# EXERCISE AIM
Write out, exactly and only, the lines that run from the top of the records to the line with "clip_on=False, zorder=4)". Include both ends; exclude pictures.

-- begin --

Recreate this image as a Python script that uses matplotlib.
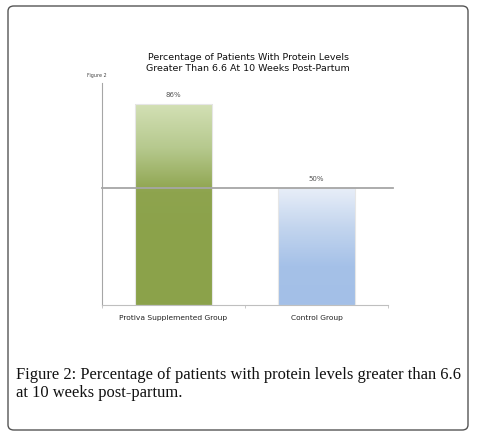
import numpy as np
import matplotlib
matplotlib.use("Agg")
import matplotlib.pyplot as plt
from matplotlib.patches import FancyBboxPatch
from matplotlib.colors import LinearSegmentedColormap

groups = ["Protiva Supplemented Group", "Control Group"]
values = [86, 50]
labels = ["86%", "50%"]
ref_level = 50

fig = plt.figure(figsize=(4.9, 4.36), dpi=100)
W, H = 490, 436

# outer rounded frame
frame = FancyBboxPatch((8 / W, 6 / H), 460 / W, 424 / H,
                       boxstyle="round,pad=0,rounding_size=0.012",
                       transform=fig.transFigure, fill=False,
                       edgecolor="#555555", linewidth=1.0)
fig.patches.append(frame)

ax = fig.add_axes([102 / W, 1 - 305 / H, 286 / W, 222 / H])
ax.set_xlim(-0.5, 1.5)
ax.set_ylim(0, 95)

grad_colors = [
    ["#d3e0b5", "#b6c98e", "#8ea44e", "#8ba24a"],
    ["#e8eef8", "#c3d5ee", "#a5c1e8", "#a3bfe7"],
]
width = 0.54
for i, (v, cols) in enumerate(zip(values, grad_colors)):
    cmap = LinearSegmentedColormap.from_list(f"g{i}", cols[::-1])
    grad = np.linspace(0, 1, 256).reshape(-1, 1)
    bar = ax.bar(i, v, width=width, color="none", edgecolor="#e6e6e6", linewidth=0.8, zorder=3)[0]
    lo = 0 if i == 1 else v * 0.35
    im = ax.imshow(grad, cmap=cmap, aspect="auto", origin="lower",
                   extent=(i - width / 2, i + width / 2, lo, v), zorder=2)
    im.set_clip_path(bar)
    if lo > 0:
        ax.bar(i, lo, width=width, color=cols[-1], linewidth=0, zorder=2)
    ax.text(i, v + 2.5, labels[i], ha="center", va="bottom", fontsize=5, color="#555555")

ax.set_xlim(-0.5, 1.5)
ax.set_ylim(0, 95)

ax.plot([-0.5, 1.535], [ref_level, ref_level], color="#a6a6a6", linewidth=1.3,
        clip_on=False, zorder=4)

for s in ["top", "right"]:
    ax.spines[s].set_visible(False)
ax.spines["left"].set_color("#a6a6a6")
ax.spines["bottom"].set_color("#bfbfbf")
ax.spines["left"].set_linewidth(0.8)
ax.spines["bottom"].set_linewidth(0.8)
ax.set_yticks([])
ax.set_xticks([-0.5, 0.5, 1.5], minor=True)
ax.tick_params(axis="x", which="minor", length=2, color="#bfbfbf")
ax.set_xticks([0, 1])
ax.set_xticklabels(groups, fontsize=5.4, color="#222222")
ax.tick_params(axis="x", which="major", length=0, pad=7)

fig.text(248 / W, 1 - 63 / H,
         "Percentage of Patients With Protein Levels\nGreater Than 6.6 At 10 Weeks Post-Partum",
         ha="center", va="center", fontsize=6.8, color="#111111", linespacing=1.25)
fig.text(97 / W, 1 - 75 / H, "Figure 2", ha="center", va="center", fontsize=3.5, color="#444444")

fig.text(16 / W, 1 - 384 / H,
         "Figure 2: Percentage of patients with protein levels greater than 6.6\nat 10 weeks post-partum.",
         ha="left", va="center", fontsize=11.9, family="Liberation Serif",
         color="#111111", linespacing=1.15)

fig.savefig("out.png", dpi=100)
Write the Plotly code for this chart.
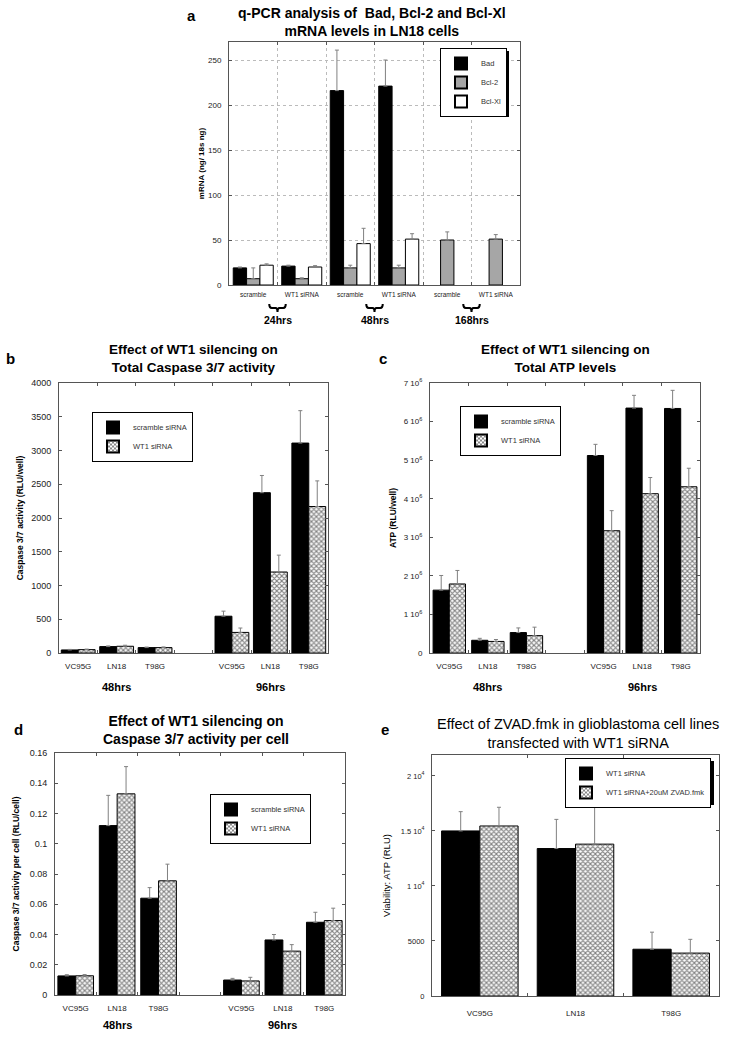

-- end --

# SOLUTION FOR THIS PROBLEM
Recreate this image as a Python script that uses matplotlib.
import numpy as np
import matplotlib
matplotlib.use("Agg")
import matplotlib.pyplot as plt
from matplotlib.patches import FancyBboxPatch
from matplotlib.colors import LinearSegmentedColormap

groups = ["Protiva Supplemented Group", "Control Group"]
values = [86, 50]
labels = ["86%", "50%"]
ref_level = 50

fig = plt.figure(figsize=(4.9, 4.36), dpi=100)
W, H = 490, 436

# outer rounded frame
frame = FancyBboxPatch((8 / W, 6 / H), 460 / W, 424 / H,
                       boxstyle="round,pad=0,rounding_size=0.012",
                       transform=fig.transFigure, fill=False,
                       edgecolor="#555555", linewidth=1.0)
fig.patches.append(frame)

ax = fig.add_axes([102 / W, 1 - 305 / H, 286 / W, 222 / H])
ax.set_xlim(-0.5, 1.5)
ax.set_ylim(0, 95)

grad_colors = [
    ["#d3e0b5", "#b6c98e", "#8ea44e", "#8ba24a"],
    ["#e8eef8", "#c3d5ee", "#a5c1e8", "#a3bfe7"],
]
width = 0.54
for i, (v, cols) in enumerate(zip(values, grad_colors)):
    cmap = LinearSegmentedColormap.from_list(f"g{i}", cols[::-1])
    grad = np.linspace(0, 1, 256).reshape(-1, 1)
    bar = ax.bar(i, v, width=width, color="none", edgecolor="#e6e6e6", linewidth=0.8, zorder=3)[0]
    lo = 0 if i == 1 else v * 0.35
    im = ax.imshow(grad, cmap=cmap, aspect="auto", origin="lower",
                   extent=(i - width / 2, i + width / 2, lo, v), zorder=2)
    im.set_clip_path(bar)
    if lo > 0:
        ax.bar(i, lo, width=width, color=cols[-1], linewidth=0, zorder=2)
    ax.text(i, v + 2.5, labels[i], ha="center", va="bottom", fontsize=5, color="#555555")

ax.set_xlim(-0.5, 1.5)
ax.set_ylim(0, 95)

ax.plot([-0.5, 1.535], [ref_level, ref_level], color="#a6a6a6", linewidth=1.3,
        clip_on=False, zorder=4)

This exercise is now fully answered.